• **Brief**: Render the material again word for word, skipping the pictures in it.

• **Data shown**:
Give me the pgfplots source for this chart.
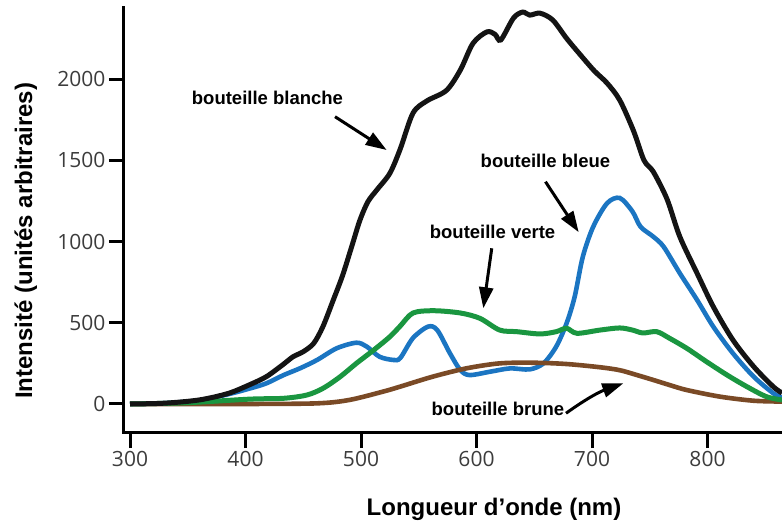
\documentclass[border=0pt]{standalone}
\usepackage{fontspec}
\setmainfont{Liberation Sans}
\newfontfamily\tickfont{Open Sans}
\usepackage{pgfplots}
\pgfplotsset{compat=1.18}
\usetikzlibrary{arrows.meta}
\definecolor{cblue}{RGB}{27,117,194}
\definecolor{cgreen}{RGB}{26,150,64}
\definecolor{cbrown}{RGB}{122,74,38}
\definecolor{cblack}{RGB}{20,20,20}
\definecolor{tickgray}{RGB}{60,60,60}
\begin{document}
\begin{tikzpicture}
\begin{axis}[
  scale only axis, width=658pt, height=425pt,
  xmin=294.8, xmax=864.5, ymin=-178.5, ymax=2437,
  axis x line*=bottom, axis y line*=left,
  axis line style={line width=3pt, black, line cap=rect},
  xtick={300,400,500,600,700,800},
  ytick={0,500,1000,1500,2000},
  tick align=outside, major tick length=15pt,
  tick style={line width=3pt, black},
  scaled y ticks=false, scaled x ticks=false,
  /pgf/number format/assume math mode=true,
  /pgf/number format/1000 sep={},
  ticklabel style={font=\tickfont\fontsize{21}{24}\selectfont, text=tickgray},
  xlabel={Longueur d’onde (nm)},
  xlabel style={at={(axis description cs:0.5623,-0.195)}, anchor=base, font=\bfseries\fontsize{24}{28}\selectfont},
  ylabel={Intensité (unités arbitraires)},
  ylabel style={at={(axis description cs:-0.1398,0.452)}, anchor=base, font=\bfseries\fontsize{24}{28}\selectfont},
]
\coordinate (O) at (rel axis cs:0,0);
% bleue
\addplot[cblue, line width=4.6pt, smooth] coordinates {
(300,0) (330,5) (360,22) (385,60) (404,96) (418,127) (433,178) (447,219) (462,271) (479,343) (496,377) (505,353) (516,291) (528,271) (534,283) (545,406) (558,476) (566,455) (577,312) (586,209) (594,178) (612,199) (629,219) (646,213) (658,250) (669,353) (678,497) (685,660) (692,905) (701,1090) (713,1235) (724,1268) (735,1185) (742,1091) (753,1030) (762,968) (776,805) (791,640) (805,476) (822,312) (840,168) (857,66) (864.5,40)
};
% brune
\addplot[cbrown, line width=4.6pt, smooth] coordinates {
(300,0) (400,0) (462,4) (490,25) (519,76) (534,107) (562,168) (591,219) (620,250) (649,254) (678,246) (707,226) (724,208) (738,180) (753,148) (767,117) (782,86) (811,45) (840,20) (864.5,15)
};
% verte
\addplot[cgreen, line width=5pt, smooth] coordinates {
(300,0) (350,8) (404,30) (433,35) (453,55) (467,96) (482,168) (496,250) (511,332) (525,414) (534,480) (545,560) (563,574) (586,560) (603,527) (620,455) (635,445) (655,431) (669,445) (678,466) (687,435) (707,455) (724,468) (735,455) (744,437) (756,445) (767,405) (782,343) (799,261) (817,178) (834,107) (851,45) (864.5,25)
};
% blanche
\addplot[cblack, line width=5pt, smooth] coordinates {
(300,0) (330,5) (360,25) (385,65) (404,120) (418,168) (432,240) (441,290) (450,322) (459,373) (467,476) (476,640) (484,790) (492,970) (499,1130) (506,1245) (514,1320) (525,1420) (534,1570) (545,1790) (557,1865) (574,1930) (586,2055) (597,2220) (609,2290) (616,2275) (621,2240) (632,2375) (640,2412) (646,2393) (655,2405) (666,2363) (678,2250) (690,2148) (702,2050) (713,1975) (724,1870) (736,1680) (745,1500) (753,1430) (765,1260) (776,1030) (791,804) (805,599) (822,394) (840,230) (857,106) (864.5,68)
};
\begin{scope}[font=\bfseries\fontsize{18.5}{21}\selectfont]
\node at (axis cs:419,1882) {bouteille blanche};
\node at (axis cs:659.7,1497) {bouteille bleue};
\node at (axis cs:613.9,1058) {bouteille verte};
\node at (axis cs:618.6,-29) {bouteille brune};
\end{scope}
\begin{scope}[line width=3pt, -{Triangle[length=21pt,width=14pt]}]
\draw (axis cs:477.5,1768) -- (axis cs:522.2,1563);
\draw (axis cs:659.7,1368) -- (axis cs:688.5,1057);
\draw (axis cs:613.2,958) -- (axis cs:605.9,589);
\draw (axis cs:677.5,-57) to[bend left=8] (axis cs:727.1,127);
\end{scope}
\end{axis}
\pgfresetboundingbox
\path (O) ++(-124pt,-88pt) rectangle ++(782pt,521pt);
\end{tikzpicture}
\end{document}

• **Task output**:
Give me the pgfplots source for this chart.
\documentclass[border=0pt]{standalone}
\usepackage{fontspec}
\setmainfont{Liberation Sans}
\newfontfamily\tickfont{Open Sans}
\usepackage{pgfplots}
\pgfplotsset{compat=1.18}
\usetikzlibrary{arrows.meta}
\definecolor{cblue}{RGB}{27,117,194}
\definecolor{cgreen}{RGB}{26,150,64}
\definecolor{cbrown}{RGB}{122,74,38}
\definecolor{cblack}{RGB}{20,20,20}
\definecolor{tickgray}{RGB}{60,60,60}
\begin{document}
\begin{tikzpicture}
\begin{axis}[
  scale only axis, width=658pt, height=425pt,
  xmin=294.8, xmax=864.5, ymin=-178.5, ymax=2437,
  axis x line*=bottom, axis y line*=left,
  axis line style={line width=3pt, black, line cap=rect},
  xtick={300,400,500,600,700,800},
  ytick={0,500,1000,1500,2000},
  tick align=outside, major tick length=15pt,
  tick style={line width=3pt, black},
  scaled y ticks=false, scaled x ticks=false,
  /pgf/number format/assume math mode=true,
  /pgf/number format/1000 sep={},
  ticklabel style={font=\tickfont\fontsize{21}{24}\selectfont, text=tickgray},
  xlabel={Longueur d’onde (nm)},
  xlabel style={at={(axis description cs:0.5623,-0.195)}, anchor=base, font=\bfseries\fontsize{24}{28}\selectfont},
  ylabel={Intensité (unités arbitraires)},
  ylabel style={at={(axis description cs:-0.1398,0.452)}, anchor=base, font=\bfseries\fontsize{24}{28}\selectfont},
]
\coordinate (O) at (rel axis cs:0,0);
% bleue
\addplot[cblue, line width=4.6pt, smooth] coordinates {
(300,0) (330,5) (360,22) (385,60) (404,96) (418,127) (433,178) (447,219) (462,271) (479,343) (496,377) (505,353) (516,291) (528,271) (534,283) (545,406) (558,476) (566,455) (577,312) (586,209) (594,178) (612,199) (629,219) (646,213) (658,250) (669,353) (678,497) (685,660) (692,905) (701,1090) (713,1235) (724,1268) (735,1185) (742,1091) (753,1030) (762,968) (776,805) (791,640) (805,476) (822,312) (840,168) (857,66) (864.5,40)
};
% brune
\addplot[cbrown, line width=4.6pt, smooth] coordinates {
(300,0) (400,0) (462,4) (490,25) (519,76) (534,107) (562,168) (591,219) (620,250) (649,254) (678,246) (707,226) (724,208) (738,180) (753,148) (767,117) (782,86) (811,45) (840,20) (864.5,15)
};
% verte
\addplot[cgreen, line width=5pt, smooth] coordinates {
(300,0) (350,8) (404,30) (433,35) (453,55) (467,96) (482,168) (496,250) (511,332) (525,414) (534,480) (545,560) (563,574) (586,560) (603,527) (620,455) (635,445) (655,431) (669,445) (678,466) (687,435) (707,455) (724,468) (735,455) (744,437) (756,445) (767,405) (782,343) (799,261) (817,178) (834,107) (851,45) (864.5,25)
};
% blanche
\addplot[cblack, line width=5pt, smooth] coordinates {
(300,0) (330,5) (360,25) (385,65) (404,120) (418,168) (432,240) (441,290) (450,322) (459,373) (467,476) (476,640) (484,790) (492,970) (499,1130) (506,1245) (514,1320) (525,1420) (534,1570) (545,1790) (557,1865) (574,1930) (586,2055) (597,2220) (609,2290) (616,2275) (621,2240) (632,2375) (640,2412) (646,2393) (655,2405) (666,2363) (678,2250) (690,2148) (702,2050) (713,1975) (724,1870) (736,1680) (745,1500) (753,1430) (765,1260) (776,1030) (791,804) (805,599) (822,394) (840,230) (857,106) (864.5,68)
};
\begin{scope}[font=\bfseries\fontsize{18.5}{21}\selectfont]
\node at (axis cs:419,1882) {bouteille blanche};
\node at (axis cs:659.7,1497) {bouteille bleue};
\node at (axis cs:613.9,1058) {bouteille verte};
\node at (axis cs:618.6,-29) {bouteille brune};
\end{scope}
\begin{scope}[line width=3pt, -{Triangle[length=21pt,width=14pt]}]
\draw (axis cs:477.5,1768) -- (axis cs:522.2,1563);
\draw (axis cs:659.7,1368) -- (axis cs:688.5,1057);
\draw (axis cs:613.2,958) -- (axis cs:605.9,589);
\draw (axis cs:677.5,-57) to[bend left=8] (axis cs:727.1,127);
\end{scope}
\end{axis}
\pgfresetboundingbox
\path (O) ++(-124pt,-88pt) rectangle ++(782pt,521pt);
\end{tikzpicture}
\end{document}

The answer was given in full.